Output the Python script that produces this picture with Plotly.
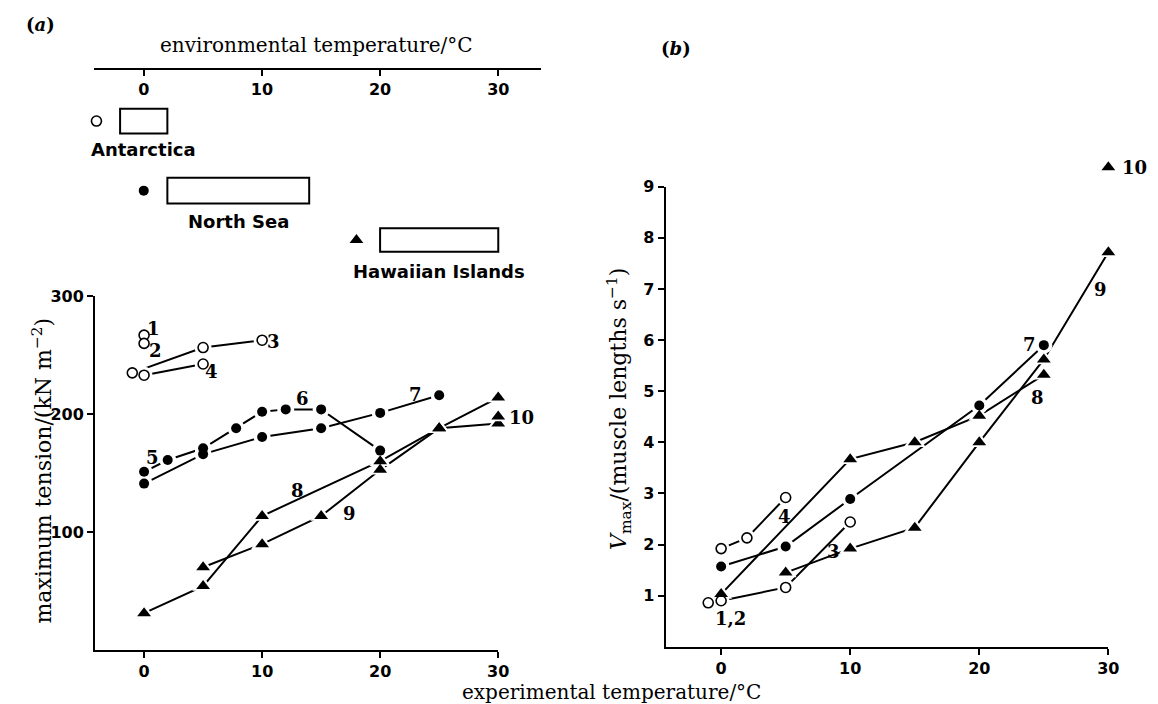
import plotly.graph_objects as go

# ---------------- data ----------------
# environmental temperature ranges (top legend bars)
env_names = ["Antarctica", "North Sea", "Hawaiian Islands"]
env_lo = [-2, 2, 20]
env_hi = [2, 14, 30]

# panel (a): maximum tension (kN m-2) vs experimental temperature
a_s1_x = [0]; a_s1_y = [267]
a_s2_x = [0]; a_s2_y = [260]
a_s3_x = [-1, 5, 10]; a_s3_y = [235, 256.5, 262.7]
a_s4_x = [0, 5]; a_s4_y = [233, 242.5]
a_s56_x = [0, 2, 5, 7.8, 10, 12, 15, 20]; a_s56_y = [151, 161, 171, 188, 202, 204, 204, 169]
a_s7_x = [0, 5, 10, 15, 20, 25]; a_s7_y = [141, 166, 180.5, 188, 201, 216]
a_s8_x = [0, 5, 10, 20, 25, 30]; a_s8_y = [31, 54, 113.5, 160, 188, 214]
a_s9_x = [5, 10, 15, 20, 25, 30]; a_s9_y = [70, 89.6, 113.5, 152.7, 188, 192]
a_s10_x = [30]; a_s10_y = [198]
a_lab_txt = ["1", "2", "3", "4", "5", "6", "7", "8", "9", "10"]
a_lab_x = [0.8, 1.0, 11.0, 5.7, 0.7, 13.4, 23.0, 13.0, 17.4, 32.0]
a_lab_y = [273, 254, 262, 236, 163, 213, 217, 135, 116, 197]

# panel (b): Vmax (muscle lengths s-1) vs experimental temperature
b_s12_x = [-1]; b_s12_y = [0.86]
b_s3_x = [0, 5, 10]; b_s3_y = [0.90, 1.16, 2.44]
b_s4_x = [0, 2, 5]; b_s4_y = [1.92, 2.13, 2.92]
b_s7_x = [0, 5, 10, 20, 25]; b_s7_y = [1.57, 1.96, 2.89, 4.72, 5.90]
b_s8_x = [0, 10, 15, 20, 25]; b_s8_y = [1.03, 3.67, 4.0, 4.52, 5.32]
b_s9_x = [5, 10, 15, 20, 25, 30]; b_s9_y = [1.45, 1.92, 2.33, 4.0, 5.62, 7.72]
b_s10_x = [30]; b_s10_y = [9.38]
b_lab_txt = ["1,2", "3", "4", "7", "8", "9", "10"]
b_lab_x = [0.7, 8.7, 4.9, 23.9, 24.5, 29.4, 32.0]
b_lab_y = [0.55, 1.87, 2.55, 5.91, 4.88, 6.98, 9.38]

xticks = [0, 10, 20, 30]
a_yticks = [100, 200, 300]
b_yticks = [1, 2, 3, 4, 5, 6, 7, 8, 9]

# ---------------- geometry (pixels) ----------------
W, H = 1158, 704
A_XR = [-4.15, 30]; A_PX = [96, 503]
A_YR = [0, 300]; A_PY = [649, 291]
B_XR = [-4.3, 30]; B_PX = [672, 1119]
B_YR = [0, 9]; B_PY = [646, 180]
ENV_XR = [-4.2, 33.6]; ENV_PX = [95, 546]
ENV_LINE_Y = 61


def ext_range(r, p, p_new_end):
    s = (r[1] - r[0]) / (p[1] - p[0])
    return [r[0], r[1] + (p_new_end - p[1]) * s]


# ---------------- styles ----------------
OPEN = dict(symbol="circle", size=10, color="white", line=dict(color="black", width=1.6))
FILL = dict(symbol="circle", size=10, color="black")
TRI = dict(symbol="triangle-up", size=12, color="black")
LINE = dict(color="black", width=2)
TICKFONT = dict(family="DejaVu Sans", size=16, color="black", weight="bold")
SERIF = "DejaVu Serif"
NUMFONT = dict(family=SERIF, size=18, color="black", weight="bold")

series = [
    (a_s1_x, a_s1_y, OPEN, "x", "y"),
    (a_s2_x, a_s2_y, OPEN, "x", "y"),
    (a_s3_x, a_s3_y, OPEN, "x", "y"),
    (a_s4_x, a_s4_y, OPEN, "x", "y"),
    (a_s7_x, a_s7_y, FILL, "x", "y"),
    (a_s56_x, a_s56_y, FILL, "x", "y"),
    (a_s8_x, a_s8_y, TRI, "x", "y"),
    (a_s9_x, a_s9_y, TRI, "x", "y"),
    (a_s10_x, a_s10_y, TRI, "x5", "y"),
    (b_s12_x, b_s12_y, OPEN, "x2", "y2"),
    (b_s3_x, b_s3_y, OPEN, "x2", "y2"),
    (b_s4_x, b_s4_y, OPEN, "x2", "y2"),
    (b_s7_x, b_s7_y, FILL, "x2", "y2"),
    (b_s8_x, b_s8_y, TRI, "x2", "y2"),
    (b_s9_x, b_s9_y, TRI, "x2", "y2"),
    (b_s10_x, b_s10_y, TRI, "x4", "y4"),
]

fig = go.Figure()
# 1) connecting lines
for x, y, m, xa, ya in series:
    if len(x) > 1:
        fig.add_trace(go.Scatter(x=x, y=y, xaxis=xa, yaxis=ya, mode="lines", line=LINE,
                                 showlegend=False, hoverinfo="skip", cliponaxis=False))
# 2) white halos so that lines stop short of the symbols, as in the original drawing
for x, y, m, xa, ya in series:
    fig.add_trace(go.Scatter(x=x, y=y, xaxis=xa, yaxis=ya, mode="markers",
                             marker=dict(symbol=m["symbol"], size=m["size"] + 7, color="white"),
                             showlegend=False, hoverinfo="skip", cliponaxis=False))
# 3) symbols
for x, y, m, xa, ya in series:
    fig.add_trace(go.Scatter(x=x, y=y, xaxis=xa, yaxis=ya, mode="markers", marker=m,
                             showlegend=False, cliponaxis=False))

annotations = []
for t, x, y in zip(a_lab_txt, a_lab_x, a_lab_y):
    annotations.append(dict(text=t, x=x, y=y, xref="x5", yref="y", showarrow=False,
                            xanchor="center", yanchor="middle", font=NUMFONT))
for t, x, y in zip(b_lab_txt, b_lab_x, b_lab_y):
    annotations.append(dict(text=t, x=x, y=y, xref="x4", yref="y4", showarrow=False,
                            xanchor="center", yanchor="middle", font=NUMFONT))

# ---------------- top "environmental temperature" legend ----------------
rect_y0 = [101, 171, 222]
rect_y1 = [126, 197, 246]
lab_py = [142, 215, 266]
glyphs = [OPEN, FILL, TRI]
shapes = []
for i in range(3):
    shapes.append(dict(type="rect", xref="x3", yref="y3", x0=env_lo[i], x1=env_hi[i],
                       y0=rect_y0[i], y1=rect_y1[i], line=dict(color="black", width=2),
                       fillcolor="white"))
    fig.add_trace(go.Scatter(x=[env_lo[i] - 2.0], y=[(rect_y0[i] + rect_y1[i]) / 2],
                             xaxis="x3", yaxis="y3", mode="markers", marker=glyphs[i],
                             showlegend=False, cliponaxis=False))
    annotations.append(dict(text=env_names[i], x=(env_lo[i] + env_hi[i]) / 2, y=lab_py[i],
                            xref="x3", yref="y3", showarrow=False, xanchor="center",
                            yanchor="middle",
                            font=dict(family="DejaVu Sans", size=18, color="black", weight="bold")))

annotations += [
    dict(text="environmental temperature/°C", x=320 / W, y=1 - 36 / H, xref="paper", yref="paper",
         showarrow=False, xanchor="center", yanchor="middle", font=dict(family=SERIF, size=20, color="black")),
    dict(text="experimental temperature/°C", x=617 / W, y=1 - 692 / H, xref="paper", yref="paper",
         showarrow=False, xanchor="center", yanchor="middle", font=dict(family=SERIF, size=20, color="black")),
    dict(text="maximum tension/(kN m<sup>−2</sup>)", x=42 / W, y=1 - 468 / H, xref="paper", yref="paper",
         showarrow=False, xanchor="center", yanchor="middle", textangle=-90,
         font=dict(family=SERIF, size=22, color="black")),
    dict(text="<i>V</i><sub>max</sub>/(muscle lengths s<sup>−1</sup>)", x=625 / W, y=1 - 405 / H,
         xref="paper", yref="paper", showarrow=False, xanchor="center", yanchor="middle", textangle=-90,
         font=dict(family=SERIF, size=22, color="black")),
    dict(text="(<i>a</i>)", x=41 / W, y=1 - 16 / H, xref="paper", yref="paper", showarrow=False,
         xanchor="center", yanchor="middle", font=dict(family=SERIF, size=18, color="black", weight="bold")),
    dict(text="(<i>b</i>)", x=682 / W, y=1 - 40 / H, xref="paper", yref="paper", showarrow=False,
         xanchor="center", yanchor="middle", font=dict(family=SERIF, size=18, color="black", weight="bold")),
]

axis_common = dict(showline=True, linecolor="black", linewidth=2, showgrid=False, zeroline=False,
                   ticks="outside", ticklen=6, tickwidth=2, tickcolor="black", tickfont=TICKFONT)
hidden = dict(visible=False, showgrid=False, zeroline=False)


def dom_x(p):
    return [p[0] / W, p[1] / W]


def dom_y(p):
    return [1 - p[0] / H, 1 - p[1] / H]


fig.update_layout(
    width=W, height=H, autosize=False,
    margin=dict(l=0, r=0, t=0, b=0),
    paper_bgcolor="white", plot_bgcolor="rgba(0,0,0,0)",
    xaxis=dict(domain=dom_x(A_PX), range=A_XR, tickvals=xticks, anchor="y", **axis_common),
    yaxis=dict(domain=dom_y(A_PY), range=A_YR, tickvals=a_yticks, anchor="x", **axis_common),
    xaxis2=dict(domain=dom_x(B_PX), range=B_XR, tickvals=xticks, anchor="y2", **axis_common),
    yaxis2=dict(domain=dom_y(B_PY), range=B_YR, tickvals=b_yticks, anchor="x2", **axis_common),
    xaxis3=dict(domain=dom_x(ENV_PX), range=ENV_XR, tickvals=xticks, anchor="free",
                position=1 - ENV_LINE_Y / H, side="bottom", **axis_common),
    yaxis3=dict(domain=[0, 1], range=[H, 0], anchor="x3", **hidden),
    # hidden overlay axes with identical scales, extended so outside labels/points show
    xaxis5=dict(domain=dom_x([A_PX[0], 580]), range=ext_range(A_XR, A_PX, 580), anchor="y", **hidden),
    xaxis4=dict(domain=dom_x([B_PX[0], 1156]), range=ext_range(B_XR, B_PX, 1156), anchor="y4", **hidden),
    yaxis4=dict(domain=dom_y([B_PY[0], 120]),
                range=[B_YR[0], B_YR[1] + (B_PY[1] - 120) * (B_YR[1] - B_YR[0]) / (B_PY[0] - B_PY[1])],
                anchor="x4", **hidden),
    shapes=shapes,
    annotations=annotations,
)

fig.write_html("out.html", config={"displayModeBar": False},
               post_script="document.body.style.margin='0px';")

TO DO
Find the lines with the string "that" and reproduce them.

FULL SOLUTION
Output the Python script that produces this picture with Plotly.
# 2) white halos so that lines stop short of the symbols, as in the original drawing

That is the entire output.